Task to complete: Leave out any pictures and transcribe all other data below exactly.
[START OF Source material]
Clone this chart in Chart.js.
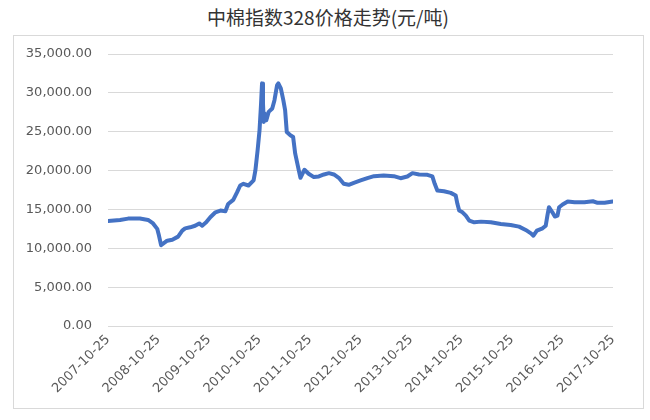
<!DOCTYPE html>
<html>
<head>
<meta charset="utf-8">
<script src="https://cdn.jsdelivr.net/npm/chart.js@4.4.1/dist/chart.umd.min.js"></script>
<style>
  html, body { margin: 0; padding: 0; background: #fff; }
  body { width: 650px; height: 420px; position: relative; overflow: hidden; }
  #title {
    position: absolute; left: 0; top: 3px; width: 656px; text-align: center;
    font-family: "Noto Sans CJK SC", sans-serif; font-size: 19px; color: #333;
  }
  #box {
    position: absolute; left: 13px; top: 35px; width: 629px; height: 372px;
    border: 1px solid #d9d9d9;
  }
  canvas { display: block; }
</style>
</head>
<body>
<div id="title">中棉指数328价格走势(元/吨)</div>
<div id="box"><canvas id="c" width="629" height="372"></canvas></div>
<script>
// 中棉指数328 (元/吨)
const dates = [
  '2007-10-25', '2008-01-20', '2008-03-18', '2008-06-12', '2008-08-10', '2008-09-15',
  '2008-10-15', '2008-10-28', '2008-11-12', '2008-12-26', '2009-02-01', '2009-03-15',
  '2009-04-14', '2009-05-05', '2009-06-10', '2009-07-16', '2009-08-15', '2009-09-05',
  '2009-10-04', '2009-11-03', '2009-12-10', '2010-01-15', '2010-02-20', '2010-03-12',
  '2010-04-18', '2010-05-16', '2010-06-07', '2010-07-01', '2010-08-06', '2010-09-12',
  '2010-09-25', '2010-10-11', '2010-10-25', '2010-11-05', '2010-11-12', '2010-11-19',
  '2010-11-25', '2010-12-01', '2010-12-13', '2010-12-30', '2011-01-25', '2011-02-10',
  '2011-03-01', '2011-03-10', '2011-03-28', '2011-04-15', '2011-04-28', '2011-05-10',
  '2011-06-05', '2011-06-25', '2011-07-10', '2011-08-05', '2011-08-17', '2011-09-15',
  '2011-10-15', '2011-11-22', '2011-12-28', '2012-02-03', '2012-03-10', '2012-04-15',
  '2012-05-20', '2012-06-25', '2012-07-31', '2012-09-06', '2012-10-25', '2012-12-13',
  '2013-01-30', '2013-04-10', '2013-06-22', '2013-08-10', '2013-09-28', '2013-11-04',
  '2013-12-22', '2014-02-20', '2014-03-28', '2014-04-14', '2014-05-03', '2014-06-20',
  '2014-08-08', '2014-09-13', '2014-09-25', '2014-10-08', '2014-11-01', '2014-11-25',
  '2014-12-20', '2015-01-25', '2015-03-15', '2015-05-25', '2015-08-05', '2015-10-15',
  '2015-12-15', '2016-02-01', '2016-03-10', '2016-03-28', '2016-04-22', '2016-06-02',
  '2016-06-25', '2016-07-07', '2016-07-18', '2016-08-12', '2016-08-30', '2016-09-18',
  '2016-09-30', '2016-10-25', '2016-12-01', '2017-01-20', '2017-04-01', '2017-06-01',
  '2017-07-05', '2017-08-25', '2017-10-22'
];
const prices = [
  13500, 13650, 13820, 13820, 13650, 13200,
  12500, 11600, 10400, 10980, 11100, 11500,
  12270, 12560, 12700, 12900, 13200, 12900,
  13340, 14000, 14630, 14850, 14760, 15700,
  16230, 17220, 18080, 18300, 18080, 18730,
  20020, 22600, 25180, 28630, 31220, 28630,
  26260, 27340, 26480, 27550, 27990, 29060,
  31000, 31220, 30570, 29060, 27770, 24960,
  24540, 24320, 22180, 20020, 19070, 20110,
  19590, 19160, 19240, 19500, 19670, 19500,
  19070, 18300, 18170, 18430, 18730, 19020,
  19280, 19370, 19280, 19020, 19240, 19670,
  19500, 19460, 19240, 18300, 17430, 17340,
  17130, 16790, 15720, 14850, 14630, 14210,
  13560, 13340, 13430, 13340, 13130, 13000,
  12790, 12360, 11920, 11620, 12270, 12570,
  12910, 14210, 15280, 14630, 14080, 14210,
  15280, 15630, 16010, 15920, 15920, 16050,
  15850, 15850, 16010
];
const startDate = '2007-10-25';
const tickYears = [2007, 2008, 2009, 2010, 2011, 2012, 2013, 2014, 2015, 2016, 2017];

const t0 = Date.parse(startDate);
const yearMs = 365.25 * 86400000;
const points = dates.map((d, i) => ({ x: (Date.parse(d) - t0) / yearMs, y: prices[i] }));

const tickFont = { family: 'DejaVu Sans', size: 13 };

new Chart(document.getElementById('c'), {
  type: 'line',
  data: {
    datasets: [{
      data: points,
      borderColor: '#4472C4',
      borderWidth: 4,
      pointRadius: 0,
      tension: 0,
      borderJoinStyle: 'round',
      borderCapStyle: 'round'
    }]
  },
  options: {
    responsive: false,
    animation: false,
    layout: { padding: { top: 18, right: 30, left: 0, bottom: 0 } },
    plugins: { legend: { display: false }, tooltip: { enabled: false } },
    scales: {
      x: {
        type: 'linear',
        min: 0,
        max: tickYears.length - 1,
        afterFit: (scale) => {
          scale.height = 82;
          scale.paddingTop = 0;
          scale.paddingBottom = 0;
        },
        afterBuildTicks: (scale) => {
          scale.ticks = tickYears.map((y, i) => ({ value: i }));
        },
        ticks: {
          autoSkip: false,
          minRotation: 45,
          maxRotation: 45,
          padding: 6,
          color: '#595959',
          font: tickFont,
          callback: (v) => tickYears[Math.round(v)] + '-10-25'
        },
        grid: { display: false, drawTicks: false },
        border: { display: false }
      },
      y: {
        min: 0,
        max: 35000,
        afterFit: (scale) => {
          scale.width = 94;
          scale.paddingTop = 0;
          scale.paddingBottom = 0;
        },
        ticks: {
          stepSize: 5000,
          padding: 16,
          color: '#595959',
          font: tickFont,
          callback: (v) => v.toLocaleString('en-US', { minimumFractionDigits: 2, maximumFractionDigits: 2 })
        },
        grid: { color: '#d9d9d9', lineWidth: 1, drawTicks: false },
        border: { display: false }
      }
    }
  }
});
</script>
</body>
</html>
[END OF Source material]
Written reply:
Clone this chart in Chart.js.
<!DOCTYPE html>
<html>
<head>
<meta charset="utf-8">
<script src="https://cdn.jsdelivr.net/npm/chart.js@4.4.1/dist/chart.umd.min.js"></script>
<style>
  html, body { margin: 0; padding: 0; background: #fff; }
  body { width: 650px; height: 420px; position: relative; overflow: hidden; }
  #title {
    position: absolute; left: 0; top: 3px; width: 656px; text-align: center;
    font-family: "Noto Sans CJK SC", sans-serif; font-size: 19px; color: #333;
  }
  #box {
    position: absolute; left: 13px; top: 35px; width: 629px; height: 372px;
    border: 1px solid #d9d9d9;
  }
  canvas { display: block; }
</style>
</head>
<body>
<div id="title">中棉指数328价格走势(元/吨)</div>
<div id="box"><canvas id="c" width="629" height="372"></canvas></div>
<script>
// 中棉指数328 (元/吨)
const dates = [
  '2007-10-25', '2008-01-20', '2008-03-18', '2008-06-12', '2008-08-10', '2008-09-15',
  '2008-10-15', '2008-10-28', '2008-11-12', '2008-12-26', '2009-02-01', '2009-03-15',
  '2009-04-14', '2009-05-05', '2009-06-10', '2009-07-16', '2009-08-15', '2009-09-05',
  '2009-10-04', '2009-11-03', '2009-12-10', '2010-01-15', '2010-02-20', '2010-03-12',
  '2010-04-18', '2010-05-16', '2010-06-07', '2010-07-01', '2010-08-06', '2010-09-12',
  '2010-09-25', '2010-10-11', '2010-10-25', '2010-11-05', '2010-11-12', '2010-11-19',
  '2010-11-25', '2010-12-01', '2010-12-13', '2010-12-30', '2011-01-25', '2011-02-10',
  '2011-03-01', '2011-03-10', '2011-03-28', '2011-04-15', '2011-04-28', '2011-05-10',
  '2011-06-05', '2011-06-25', '2011-07-10', '2011-08-05', '2011-08-17', '2011-09-15',
  '2011-10-15', '2011-11-22', '2011-12-28', '2012-02-03', '2012-03-10', '2012-04-15',
  '2012-05-20', '2012-06-25', '2012-07-31', '2012-09-06', '2012-10-25', '2012-12-13',
  '2013-01-30', '2013-04-10', '2013-06-22', '2013-08-10', '2013-09-28', '2013-11-04',
  '2013-12-22', '2014-02-20', '2014-03-28', '2014-04-14', '2014-05-03', '2014-06-20',
  '2014-08-08', '2014-09-13', '2014-09-25', '2014-10-08', '2014-11-01', '2014-11-25',
  '2014-12-20', '2015-01-25', '2015-03-15', '2015-05-25', '2015-08-05', '2015-10-15',
  '2015-12-15', '2016-02-01', '2016-03-10', '2016-03-28', '2016-04-22', '2016-06-02',
  '2016-06-25', '2016-07-07', '2016-07-18', '2016-08-12', '2016-08-30', '2016-09-18',
  '2016-09-30', '2016-10-25', '2016-12-01', '2017-01-20', '2017-04-01', '2017-06-01',
  '2017-07-05', '2017-08-25', '2017-10-22'
];
const prices = [
  13500, 13650, 13820, 13820, 13650, 13200,
  12500, 11600, 10400, 10980, 11100, 11500,
  12270, 12560, 12700, 12900, 13200, 12900,
  13340, 14000, 14630, 14850, 14760, 15700,
  16230, 17220, 18080, 18300, 18080, 18730,
  20020, 22600, 25180, 28630, 31220, 28630,
  26260, 27340, 26480, 27550, 27990, 29060,
  31000, 31220, 30570, 29060, 27770, 24960,
  24540, 24320, 22180, 20020, 19070, 20110,
  19590, 19160, 19240, 19500, 19670, 19500,
  19070, 18300, 18170, 18430, 18730, 19020,
  19280, 19370, 19280, 19020, 19240, 19670,
  19500, 19460, 19240, 18300, 17430, 17340,
  17130, 16790, 15720, 14850, 14630, 14210,
  13560, 13340, 13430, 13340, 13130, 13000,
  12790, 12360, 11920, 11620, 12270, 12570,
  12910, 14210, 15280, 14630, 14080, 14210,
  15280, 15630, 16010, 15920, 15920, 16050,
  15850, 15850, 16010
];
const startDate = '2007-10-25';
const tickYears = [2007, 2008, 2009, 2010, 2011, 2012, 2013, 2014, 2015, 2016, 2017];

const t0 = Date.parse(startDate);
const yearMs = 365.25 * 86400000;
const points = dates.map((d, i) => ({ x: (Date.parse(d) - t0) / yearMs, y: prices[i] }));

const tickFont = { family: 'DejaVu Sans', size: 13 };

new Chart(document.getElementById('c'), {
  type: 'line',
  data: {
    datasets: [{
      data: points,
      borderColor: '#4472C4',
      borderWidth: 4,
      pointRadius: 0,
      tension: 0,
      borderJoinStyle: 'round',
      borderCapStyle: 'round'
    }]
  },
  options: {
    responsive: false,
    animation: false,
    layout: { padding: { top: 18, right: 30, left: 0, bottom: 0 } },
    plugins: { legend: { display: false }, tooltip: { enabled: false } },
    scales: {
      x: {
        type: 'linear',
        min: 0,
        max: tickYears.length - 1,
        afterFit: (scale) => {
          scale.height = 82;
          scale.paddingTop = 0;
          scale.paddingBottom = 0;
        },
        afterBuildTicks: (scale) => {
          scale.ticks = tickYears.map((y, i) => ({ value: i }));
        },
        ticks: {
          autoSkip: false,
          minRotation: 45,
          maxRotation: 45,
          padding: 6,
          color: '#595959',
          font: tickFont,
          callback: (v) => tickYears[Math.round(v)] + '-10-25'
        },
        grid: { display: false, drawTicks: false },
        border: { display: false }
      },
      y: {
        min: 0,
        max: 35000,
        afterFit: (scale) => {
          scale.width = 94;
          scale.paddingTop = 0;
          scale.paddingBottom = 0;
        },
        ticks: {
          stepSize: 5000,
          padding: 16,
          color: '#595959',
          font: tickFont,
          callback: (v) => v.toLocaleString('en-US', { minimumFractionDigits: 2, maximumFractionDigits: 2 })
        },
        grid: { color: '#d9d9d9', lineWidth: 1, drawTicks: false },
        border: { display: false }
      }
    }
  }
});
</script>
</body>
</html>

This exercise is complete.